Bases: SourceInterface

The Spark Auto Loader is used to read new data files as they arrive in cloud storage. Further information on Auto Loader is available here

Example

ADLS Gen2AWS S3GCS

from rtdip_sdk.pipelines.sources import DataBricksAutoLoaderSource
from rtdip_sdk.pipelines.utilities import SparkSessionUtility

# Not required if using Databricks
spark = SparkSessionUtility(config={}).execute()

options = {}
path = "abfss://{FILE-SYSTEM}@{ACCOUNT-NAME}.dfs.core.windows.net/{PATH}/{FILE-NAME}
format = "{DESIRED-FILE-FORMAT}"

DataBricksAutoLoaderSource(spark, options, path, format).read_stream()

OR

DataBricksAutoLoaderSource(spark, options, path, format).read_batch()

from rtdip_sdk.pipelines.sources import DataBricksAutoLoaderSource
from rtdip_sdk.pipelines.utilities import SparkSessionUtility

# Not required if using Databricks
spark = SparkSessionUtility(config={}).execute()

options = {}
path = "https://s3.{REGION-CODE}.amazonaws.com/{BUCKET-NAME}/{KEY-NAME}"
format = "{DESIRED-FILE-FORMAT}"

DataBricksAutoLoaderSource(spark, options, path, format).read_stream()

OR

DataBricksAutoLoaderSource(spark, options, path, format).read_batch()

from rtdip_sdk.pipelines.sources import DataBricksAutoLoaderSource
from rtdip_sdk.pipelines.utilities import SparkSessionUtility

# Not required if using Databricks
spark = SparkSessionUtility(config={}).execute()

options = {}
path = "gs://{BUCKET-NAME}/{FILE-PATH}"
format = "{DESIRED-FILE-FORMAT}"

DataBricksAutoLoaderSource(spark, options, path, format).read_stream()

OR

DataBricksAutoLoaderSource(spark, options, path, format).read_batch()

Parameters:

Name	Type	Description	Default
`spark`	`SparkSession`	Spark Session required to read data from cloud storage	required
`options`	`dict`	Options that can be specified for configuring the Auto Loader.
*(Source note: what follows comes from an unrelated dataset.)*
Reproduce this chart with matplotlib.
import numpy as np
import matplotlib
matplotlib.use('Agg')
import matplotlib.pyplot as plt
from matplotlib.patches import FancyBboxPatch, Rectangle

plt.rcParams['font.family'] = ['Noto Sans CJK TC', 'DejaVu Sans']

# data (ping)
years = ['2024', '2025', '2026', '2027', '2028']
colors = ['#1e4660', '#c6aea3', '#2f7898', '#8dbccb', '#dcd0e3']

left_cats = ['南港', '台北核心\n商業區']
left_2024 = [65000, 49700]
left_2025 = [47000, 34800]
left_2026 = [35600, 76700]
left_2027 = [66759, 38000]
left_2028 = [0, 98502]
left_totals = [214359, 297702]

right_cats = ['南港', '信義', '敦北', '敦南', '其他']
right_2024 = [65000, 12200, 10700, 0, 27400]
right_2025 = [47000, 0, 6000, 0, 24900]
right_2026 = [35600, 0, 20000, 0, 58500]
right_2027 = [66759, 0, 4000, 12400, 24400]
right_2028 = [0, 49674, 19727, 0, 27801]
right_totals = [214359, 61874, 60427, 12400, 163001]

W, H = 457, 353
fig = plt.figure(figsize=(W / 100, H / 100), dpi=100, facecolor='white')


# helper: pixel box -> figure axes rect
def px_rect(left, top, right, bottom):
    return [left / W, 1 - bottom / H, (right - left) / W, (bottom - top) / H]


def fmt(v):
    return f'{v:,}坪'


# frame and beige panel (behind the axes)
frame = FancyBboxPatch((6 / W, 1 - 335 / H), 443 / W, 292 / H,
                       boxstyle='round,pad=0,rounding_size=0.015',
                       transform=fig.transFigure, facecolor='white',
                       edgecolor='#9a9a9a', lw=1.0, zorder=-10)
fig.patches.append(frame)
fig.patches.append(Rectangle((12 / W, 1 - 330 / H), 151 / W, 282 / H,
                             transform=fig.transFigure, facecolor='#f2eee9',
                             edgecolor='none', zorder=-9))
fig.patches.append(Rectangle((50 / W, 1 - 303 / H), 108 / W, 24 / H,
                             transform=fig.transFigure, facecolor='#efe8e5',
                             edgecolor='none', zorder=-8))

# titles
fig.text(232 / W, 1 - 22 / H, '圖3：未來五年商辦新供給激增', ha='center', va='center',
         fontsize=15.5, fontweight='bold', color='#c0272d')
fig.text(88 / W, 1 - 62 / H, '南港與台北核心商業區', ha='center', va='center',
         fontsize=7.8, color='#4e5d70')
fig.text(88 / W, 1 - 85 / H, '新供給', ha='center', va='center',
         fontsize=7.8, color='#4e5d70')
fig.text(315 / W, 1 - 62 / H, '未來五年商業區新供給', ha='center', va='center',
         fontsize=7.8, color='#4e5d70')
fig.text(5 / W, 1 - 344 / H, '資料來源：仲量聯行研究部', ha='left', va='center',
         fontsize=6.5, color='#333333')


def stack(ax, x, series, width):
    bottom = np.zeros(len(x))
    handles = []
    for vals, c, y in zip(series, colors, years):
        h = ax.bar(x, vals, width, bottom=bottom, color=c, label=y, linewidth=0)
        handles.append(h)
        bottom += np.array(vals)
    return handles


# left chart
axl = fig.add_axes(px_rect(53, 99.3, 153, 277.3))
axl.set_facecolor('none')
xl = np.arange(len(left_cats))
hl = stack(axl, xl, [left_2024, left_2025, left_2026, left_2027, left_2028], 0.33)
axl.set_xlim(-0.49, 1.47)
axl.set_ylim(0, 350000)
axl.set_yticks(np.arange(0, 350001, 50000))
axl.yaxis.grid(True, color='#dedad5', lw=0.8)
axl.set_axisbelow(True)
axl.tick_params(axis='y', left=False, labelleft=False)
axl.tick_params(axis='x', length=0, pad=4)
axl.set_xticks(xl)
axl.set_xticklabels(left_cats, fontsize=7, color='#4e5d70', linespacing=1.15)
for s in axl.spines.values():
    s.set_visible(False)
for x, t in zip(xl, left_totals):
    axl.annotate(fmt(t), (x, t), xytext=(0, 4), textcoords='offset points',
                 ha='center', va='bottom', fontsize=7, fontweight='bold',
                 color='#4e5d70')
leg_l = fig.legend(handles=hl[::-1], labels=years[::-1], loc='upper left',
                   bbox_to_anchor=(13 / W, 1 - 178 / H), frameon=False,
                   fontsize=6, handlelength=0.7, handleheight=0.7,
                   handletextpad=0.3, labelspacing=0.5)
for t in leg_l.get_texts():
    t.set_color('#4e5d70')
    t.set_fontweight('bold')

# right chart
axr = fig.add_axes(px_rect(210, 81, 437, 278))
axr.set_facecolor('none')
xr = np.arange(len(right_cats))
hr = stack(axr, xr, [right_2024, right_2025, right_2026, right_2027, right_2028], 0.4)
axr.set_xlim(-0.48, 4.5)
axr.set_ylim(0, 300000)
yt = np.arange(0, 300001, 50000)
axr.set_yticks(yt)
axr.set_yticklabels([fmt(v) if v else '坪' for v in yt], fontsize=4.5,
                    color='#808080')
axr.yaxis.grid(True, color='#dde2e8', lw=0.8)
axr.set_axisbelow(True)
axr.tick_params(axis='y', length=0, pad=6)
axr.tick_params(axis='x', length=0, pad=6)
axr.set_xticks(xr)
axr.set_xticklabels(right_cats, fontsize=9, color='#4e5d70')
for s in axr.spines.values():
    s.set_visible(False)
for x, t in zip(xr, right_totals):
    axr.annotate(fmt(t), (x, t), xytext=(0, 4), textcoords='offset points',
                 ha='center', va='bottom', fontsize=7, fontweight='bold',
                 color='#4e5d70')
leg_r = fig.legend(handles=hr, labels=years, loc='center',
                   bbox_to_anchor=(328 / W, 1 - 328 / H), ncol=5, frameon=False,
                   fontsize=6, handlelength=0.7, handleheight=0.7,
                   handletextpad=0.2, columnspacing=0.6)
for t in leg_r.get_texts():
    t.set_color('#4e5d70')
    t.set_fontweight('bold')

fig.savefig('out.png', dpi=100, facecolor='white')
Further information on the options available are here	required
`path`	`str`	The cloud storage path	required
`format`	`str`	Specifies the file format to be read. Supported formats are available here	required

Source code in src/sdk/python/rtdip_sdk/pipelines/sources/spark/autoloader.py

class DataBricksAutoLoaderSource(SourceInterface):
    """
    The Spark Auto Loader is used to read new data files as they arrive in cloud storage. Further information on Auto Loader is available [here](https://docs.databricks.com/ingestion/auto-loader/index.html)

    Example
    --------
    === "ADLS Gen2"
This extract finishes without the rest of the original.